-- START OF DATA BLOCK --

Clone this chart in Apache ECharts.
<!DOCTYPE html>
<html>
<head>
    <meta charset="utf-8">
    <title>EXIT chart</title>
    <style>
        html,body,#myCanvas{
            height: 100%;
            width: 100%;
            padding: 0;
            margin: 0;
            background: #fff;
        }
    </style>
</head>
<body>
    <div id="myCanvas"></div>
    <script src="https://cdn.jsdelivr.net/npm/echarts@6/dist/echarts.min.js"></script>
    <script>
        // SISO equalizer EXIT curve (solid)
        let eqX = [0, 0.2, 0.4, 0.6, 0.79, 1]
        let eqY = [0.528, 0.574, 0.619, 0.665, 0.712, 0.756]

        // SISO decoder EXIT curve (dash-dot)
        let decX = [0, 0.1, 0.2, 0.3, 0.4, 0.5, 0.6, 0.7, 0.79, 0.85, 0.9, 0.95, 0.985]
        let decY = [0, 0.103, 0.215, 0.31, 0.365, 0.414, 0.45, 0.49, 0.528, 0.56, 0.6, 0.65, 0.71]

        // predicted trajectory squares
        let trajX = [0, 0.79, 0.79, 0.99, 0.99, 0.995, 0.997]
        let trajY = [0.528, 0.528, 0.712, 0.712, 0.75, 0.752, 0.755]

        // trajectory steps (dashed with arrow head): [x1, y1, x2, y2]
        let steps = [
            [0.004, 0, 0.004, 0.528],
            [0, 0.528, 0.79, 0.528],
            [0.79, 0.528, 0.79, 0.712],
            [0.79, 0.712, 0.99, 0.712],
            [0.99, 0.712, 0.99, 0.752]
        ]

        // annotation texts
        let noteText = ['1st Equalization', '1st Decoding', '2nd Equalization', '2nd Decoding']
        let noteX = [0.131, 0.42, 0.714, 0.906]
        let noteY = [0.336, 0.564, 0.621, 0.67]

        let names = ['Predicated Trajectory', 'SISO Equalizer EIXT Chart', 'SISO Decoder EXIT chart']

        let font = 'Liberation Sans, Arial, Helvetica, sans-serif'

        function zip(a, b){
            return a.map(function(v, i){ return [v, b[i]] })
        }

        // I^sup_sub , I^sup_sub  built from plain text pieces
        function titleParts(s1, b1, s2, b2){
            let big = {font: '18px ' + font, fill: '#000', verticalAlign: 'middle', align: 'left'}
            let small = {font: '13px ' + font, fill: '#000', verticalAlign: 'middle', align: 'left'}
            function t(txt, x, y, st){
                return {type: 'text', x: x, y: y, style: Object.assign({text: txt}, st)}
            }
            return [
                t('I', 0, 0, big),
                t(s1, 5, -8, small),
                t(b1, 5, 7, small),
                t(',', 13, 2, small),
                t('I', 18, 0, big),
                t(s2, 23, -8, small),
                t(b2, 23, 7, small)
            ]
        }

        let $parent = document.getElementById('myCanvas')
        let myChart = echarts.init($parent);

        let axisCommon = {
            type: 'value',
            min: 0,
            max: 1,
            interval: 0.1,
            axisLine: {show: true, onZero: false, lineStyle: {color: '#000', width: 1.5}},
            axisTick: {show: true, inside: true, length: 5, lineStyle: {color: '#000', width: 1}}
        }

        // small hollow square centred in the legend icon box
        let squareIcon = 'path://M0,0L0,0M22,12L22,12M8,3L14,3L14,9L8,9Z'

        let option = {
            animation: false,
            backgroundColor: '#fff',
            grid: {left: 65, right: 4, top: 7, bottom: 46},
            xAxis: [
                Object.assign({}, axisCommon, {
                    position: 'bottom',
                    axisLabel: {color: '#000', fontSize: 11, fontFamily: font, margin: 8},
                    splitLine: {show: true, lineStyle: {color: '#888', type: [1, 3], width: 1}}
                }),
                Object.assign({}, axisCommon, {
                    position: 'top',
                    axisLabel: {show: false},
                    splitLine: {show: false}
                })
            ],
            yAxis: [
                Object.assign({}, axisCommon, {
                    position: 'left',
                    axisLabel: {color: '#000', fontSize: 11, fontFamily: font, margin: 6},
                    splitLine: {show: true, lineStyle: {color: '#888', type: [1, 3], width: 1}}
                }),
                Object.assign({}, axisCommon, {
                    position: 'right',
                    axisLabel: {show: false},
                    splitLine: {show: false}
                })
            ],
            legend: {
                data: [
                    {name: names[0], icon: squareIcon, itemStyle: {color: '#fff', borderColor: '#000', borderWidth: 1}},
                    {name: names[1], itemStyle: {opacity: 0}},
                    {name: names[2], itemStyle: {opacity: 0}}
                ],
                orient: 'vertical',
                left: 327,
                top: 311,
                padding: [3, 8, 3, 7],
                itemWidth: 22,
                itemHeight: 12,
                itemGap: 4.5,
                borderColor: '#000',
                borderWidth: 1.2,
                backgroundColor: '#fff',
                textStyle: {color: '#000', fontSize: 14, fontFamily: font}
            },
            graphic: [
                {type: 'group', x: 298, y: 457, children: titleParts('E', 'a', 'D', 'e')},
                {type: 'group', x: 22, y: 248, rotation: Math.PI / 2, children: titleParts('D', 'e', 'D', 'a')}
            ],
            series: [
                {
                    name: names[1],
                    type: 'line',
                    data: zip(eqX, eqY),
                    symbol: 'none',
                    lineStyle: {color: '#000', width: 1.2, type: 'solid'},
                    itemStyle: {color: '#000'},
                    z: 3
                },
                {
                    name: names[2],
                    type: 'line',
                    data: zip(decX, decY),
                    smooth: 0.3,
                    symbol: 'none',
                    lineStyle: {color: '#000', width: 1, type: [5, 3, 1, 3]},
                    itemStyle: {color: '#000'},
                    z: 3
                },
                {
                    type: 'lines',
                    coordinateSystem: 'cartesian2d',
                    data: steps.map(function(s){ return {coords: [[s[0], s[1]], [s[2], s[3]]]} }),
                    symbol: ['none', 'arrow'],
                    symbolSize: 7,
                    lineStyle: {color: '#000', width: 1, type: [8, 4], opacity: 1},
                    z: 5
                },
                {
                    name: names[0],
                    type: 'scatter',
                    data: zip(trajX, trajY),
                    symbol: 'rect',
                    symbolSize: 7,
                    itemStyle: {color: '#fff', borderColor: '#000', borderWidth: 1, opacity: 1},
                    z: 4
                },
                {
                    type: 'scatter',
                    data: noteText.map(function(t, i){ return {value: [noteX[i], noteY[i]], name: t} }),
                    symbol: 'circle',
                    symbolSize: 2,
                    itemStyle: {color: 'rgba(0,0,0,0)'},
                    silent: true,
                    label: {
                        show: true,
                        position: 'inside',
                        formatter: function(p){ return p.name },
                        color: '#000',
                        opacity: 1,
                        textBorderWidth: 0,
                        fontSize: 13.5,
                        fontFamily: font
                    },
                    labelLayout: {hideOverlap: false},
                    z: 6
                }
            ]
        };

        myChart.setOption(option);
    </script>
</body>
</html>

-- END OF DATA BLOCK --

[WHAT YOU NEED TO DO]:
Type the material above out again, exactly.

[TASK OUTPUT]:
Clone this chart in Apache ECharts.
<!DOCTYPE html>
<html>
<head>
    <meta charset="utf-8">
    <title>EXIT chart</title>
    <style>
        html,body,#myCanvas{
            height: 100%;
            width: 100%;
            padding: 0;
            margin: 0;
            background: #fff;
        }
    </style>
</head>
<body>
    <div id="myCanvas"></div>
    <script src="https://cdn.jsdelivr.net/npm/echarts@6/dist/echarts.min.js"></script>
    <script>
        // SISO equalizer EXIT curve (solid)
        let eqX = [0, 0.2, 0.4, 0.6, 0.79, 1]
        let eqY = [0.528, 0.574, 0.619, 0.665, 0.712, 0.756]

        // SISO decoder EXIT curve (dash-dot)
        let decX = [0, 0.1, 0.2, 0.3, 0.4, 0.5, 0.6, 0.7, 0.79, 0.85, 0.9, 0.95, 0.985]
        let decY = [0, 0.103, 0.215, 0.31, 0.365, 0.414, 0.45, 0.49, 0.528, 0.56, 0.6, 0.65, 0.71]

        // predicted trajectory squares
        let trajX = [0, 0.79, 0.79, 0.99, 0.99, 0.995, 0.997]
        let trajY = [0.528, 0.528, 0.712, 0.712, 0.75, 0.752, 0.755]

        // trajectory steps (dashed with arrow head): [x1, y1, x2, y2]
        let steps = [
            [0.004, 0, 0.004, 0.528],
            [0, 0.528, 0.79, 0.528],
            [0.79, 0.528, 0.79, 0.712],
            [0.79, 0.712, 0.99, 0.712],
            [0.99, 0.712, 0.99, 0.752]
        ]

        // annotation texts
        let noteText = ['1st Equalization', '1st Decoding', '2nd Equalization', '2nd Decoding']
        let noteX = [0.131, 0.42, 0.714, 0.906]
        let noteY = [0.336, 0.564, 0.621, 0.67]

        let names = ['Predicated Trajectory', 'SISO Equalizer EIXT Chart', 'SISO Decoder EXIT chart']

        let font = 'Liberation Sans, Arial, Helvetica, sans-serif'

        function zip(a, b){
            return a.map(function(v, i){ return [v, b[i]] })
        }

        // I^sup_sub , I^sup_sub  built from plain text pieces
        function titleParts(s1, b1, s2, b2){
            let big = {font: '18px ' + font, fill: '#000', verticalAlign: 'middle', align: 'left'}
            let small = {font: '13px ' + font, fill: '#000', verticalAlign: 'middle', align: 'left'}
            function t(txt, x, y, st){
                return {type: 'text', x: x, y: y, style: Object.assign({text: txt}, st)}
            }
            return [
                t('I', 0, 0, big),
                t(s1, 5, -8, small),
                t(b1, 5, 7, small),
                t(',', 13, 2, small),
                t('I', 18, 0, big),
                t(s2, 23, -8, small),
                t(b2, 23, 7, small)
            ]
        }

        let $parent = document.getElementById('myCanvas')
        let myChart = echarts.init($parent);

        let axisCommon = {
            type: 'value',
            min: 0,
            max: 1,
            interval: 0.1,
            axisLine: {show: true, onZero: false, lineStyle: {color: '#000', width: 1.5}},
            axisTick: {show: true, inside: true, length: 5, lineStyle: {color: '#000', width: 1}}
        }

        // small hollow square centred in the legend icon box
        let squareIcon = 'path://M0,0L0,0M22,12L22,12M8,3L14,3L14,9L8,9Z'

        let option = {
            animation: false,
            backgroundColor: '#fff',
            grid: {left: 65, right: 4, top: 7, bottom: 46},
            xAxis: [
                Object.assign({}, axisCommon, {
                    position: 'bottom',
                    axisLabel: {color: '#000', fontSize: 11, fontFamily: font, margin: 8},
                    splitLine: {show: true, lineStyle: {color: '#888', type: [1, 3], width: 1}}
                }),
                Object.assign({}, axisCommon, {
                    position: 'top',
                    axisLabel: {show: false},
                    splitLine: {show: false}
                })
            ],
            yAxis: [
                Object.assign({}, axisCommon, {
                    position: 'left',
                    axisLabel: {color: '#000', fontSize: 11, fontFamily: font, margin: 6},
                    splitLine: {show: true, lineStyle: {color: '#888', type: [1, 3], width: 1}}
                }),
                Object.assign({}, axisCommon, {
                    position: 'right',
                    axisLabel: {show: false},
                    splitLine: {show: false}
                })
            ],
            legend: {
                data: [
                    {name: names[0], icon: squareIcon, itemStyle: {color: '#fff', borderColor: '#000', borderWidth: 1}},
                    {name: names[1], itemStyle: {opacity: 0}},
                    {name: names[2], itemStyle: {opacity: 0}}
                ],
                orient: 'vertical',
                left: 327,
                top: 311,
                padding: [3, 8, 3, 7],
                itemWidth: 22,
                itemHeight: 12,
                itemGap: 4.5,
                borderColor: '#000',
                borderWidth: 1.2,
                backgroundColor: '#fff',
                textStyle: {color: '#000', fontSize: 14, fontFamily: font}
            },
            graphic: [
                {type: 'group', x: 298, y: 457, children: titleParts('E', 'a', 'D', 'e')},
                {type: 'group', x: 22, y: 248, rotation: Math.PI / 2, children: titleParts('D', 'e', 'D', 'a')}
            ],
            series: [
                {
                    name: names[1],
                    type: 'line',
                    data: zip(eqX, eqY),
                    symbol: 'none',
                    lineStyle: {color: '#000', width: 1.2, type: 'solid'},
                    itemStyle: {color: '#000'},
                    z: 3
                },
                {
                    name: names[2],
                    type: 'line',
                    data: zip(decX, decY),
                    smooth: 0.3,
                    symbol: 'none',
                    lineStyle: {color: '#000', width: 1, type: [5, 3, 1, 3]},
                    itemStyle: {color: '#000'},
                    z: 3
                },
                {
                    type: 'lines',
                    coordinateSystem: 'cartesian2d',
                    data: steps.map(function(s){ return {coords: [[s[0], s[1]], [s[2], s[3]]]} }),
                    symbol: ['none', 'arrow'],
                    symbolSize: 7,
                    lineStyle: {color: '#000', width: 1, type: [8, 4], opacity: 1},
                    z: 5
                },
                {
                    name: names[0],
                    type: 'scatter',
                    data: zip(trajX, trajY),
                    symbol: 'rect',
                    symbolSize: 7,
                    itemStyle: {color: '#fff', borderColor: '#000', borderWidth: 1, opacity: 1},
                    z: 4
                },
                {
                    type: 'scatter',
                    data: noteText.map(function(t, i){ return {value: [noteX[i], noteY[i]], name: t} }),
                    symbol: 'circle',
                    symbolSize: 2,
                    itemStyle: {color: 'rgba(0,0,0,0)'},
                    silent: true,
                    label: {
                        show: true,
                        position: 'inside',
                        formatter: function(p){ return p.name },
                        color: '#000',
                        opacity: 1,
                        textBorderWidth: 0,
                        fontSize: 13.5,
                        fontFamily: font
                    },
                    labelLayout: {hideOverlap: false},
                    z: 6
                }
            ]
        };

        myChart.setOption(option);
    </script>
</body>
</html>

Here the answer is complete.